* begin *

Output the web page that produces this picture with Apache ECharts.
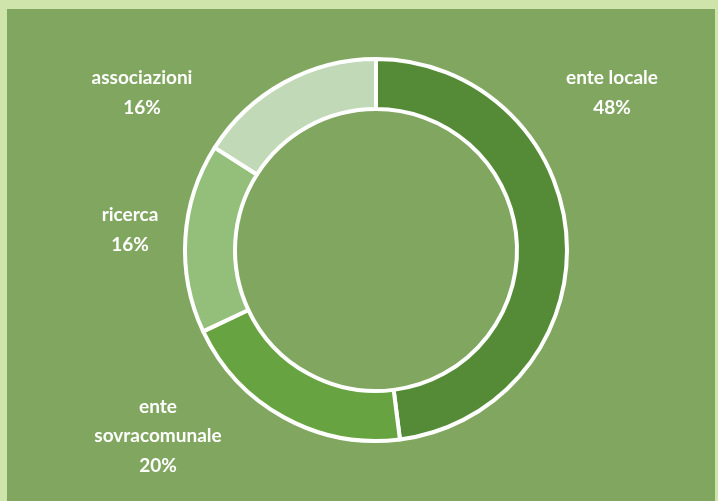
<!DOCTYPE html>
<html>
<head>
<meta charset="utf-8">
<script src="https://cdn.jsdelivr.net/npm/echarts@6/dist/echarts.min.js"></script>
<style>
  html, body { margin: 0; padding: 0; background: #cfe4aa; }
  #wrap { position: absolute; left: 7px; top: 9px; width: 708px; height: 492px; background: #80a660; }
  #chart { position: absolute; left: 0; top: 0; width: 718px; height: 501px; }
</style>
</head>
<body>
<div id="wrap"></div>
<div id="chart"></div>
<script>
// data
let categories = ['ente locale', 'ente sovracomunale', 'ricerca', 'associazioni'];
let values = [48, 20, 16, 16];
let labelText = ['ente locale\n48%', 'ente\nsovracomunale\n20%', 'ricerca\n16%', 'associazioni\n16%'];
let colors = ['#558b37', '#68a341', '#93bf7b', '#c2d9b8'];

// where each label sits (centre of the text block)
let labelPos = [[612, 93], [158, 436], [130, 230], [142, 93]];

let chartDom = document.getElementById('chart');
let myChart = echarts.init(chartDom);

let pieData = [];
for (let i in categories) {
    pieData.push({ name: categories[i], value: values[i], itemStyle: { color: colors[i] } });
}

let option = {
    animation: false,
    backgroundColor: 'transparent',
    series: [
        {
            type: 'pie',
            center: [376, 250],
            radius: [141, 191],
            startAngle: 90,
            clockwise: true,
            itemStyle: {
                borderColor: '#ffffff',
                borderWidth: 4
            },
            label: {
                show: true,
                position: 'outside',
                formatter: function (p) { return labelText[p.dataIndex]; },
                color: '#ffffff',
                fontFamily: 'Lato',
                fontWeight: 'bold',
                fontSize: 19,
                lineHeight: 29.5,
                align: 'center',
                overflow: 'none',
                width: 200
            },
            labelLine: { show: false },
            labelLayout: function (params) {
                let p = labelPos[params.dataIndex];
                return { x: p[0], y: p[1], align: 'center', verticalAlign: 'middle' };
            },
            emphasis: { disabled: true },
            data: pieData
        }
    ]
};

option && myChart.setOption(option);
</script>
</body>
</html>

* end *

> [Work required]:
Strip out the pictures and quote the remaining data word for word.

> [Correct response]:
Output the web page that produces this picture with Apache ECharts.
<!DOCTYPE html>
<html>
<head>
<meta charset="utf-8">
<script src="https://cdn.jsdelivr.net/npm/echarts@6/dist/echarts.min.js"></script>
<style>
  html, body { margin: 0; padding: 0; background: #cfe4aa; }
  #wrap { position: absolute; left: 7px; top: 9px; width: 708px; height: 492px; background: #80a660; }
  #chart { position: absolute; left: 0; top: 0; width: 718px; height: 501px; }
</style>
</head>
<body>
<div id="wrap"></div>
<div id="chart"></div>
<script>
// data
let categories = ['ente locale', 'ente sovracomunale', 'ricerca', 'associazioni'];
let values = [48, 20, 16, 16];
let labelText = ['ente locale\n48%', 'ente\nsovracomunale\n20%', 'ricerca\n16%', 'associazioni\n16%'];
let colors = ['#558b37', '#68a341', '#93bf7b', '#c2d9b8'];

// where each label sits (centre of the text block)
let labelPos = [[612, 93], [158, 436], [130, 230], [142, 93]];

let chartDom = document.getElementById('chart');
let myChart = echarts.init(chartDom);

let pieData = [];
for (let i in categories) {
    pieData.push({ name: categories[i], value: values[i], itemStyle: { color: colors[i] } });
}

let option = {
    animation: false,
    backgroundColor: 'transparent',
    series: [
        {
            type: 'pie',
            center: [376, 250],
            radius: [141, 191],
            startAngle: 90,
            clockwise: true,
            itemStyle: {
                borderColor: '#ffffff',
                borderWidth: 4
            },
            label: {
                show: true,
                position: 'outside',
                formatter: function (p) { return labelText[p.dataIndex]; },
                color: '#ffffff',
                fontFamily: 'Lato',
                fontWeight: 'bold',
                fontSize: 19,
                lineHeight: 29.5,
                align: 'center',
                overflow: 'none',
                width: 200
            },
            labelLine: { show: false },
            labelLayout: function (params) {
                let p = labelPos[params.dataIndex];
                return { x: p[0], y: p[1], align: 'center', verticalAlign: 'middle' };
            },
            emphasis: { disabled: true },
            data: pieData
        }
    ]
};

option && myChart.setOption(option);
</script>
</body>
</html>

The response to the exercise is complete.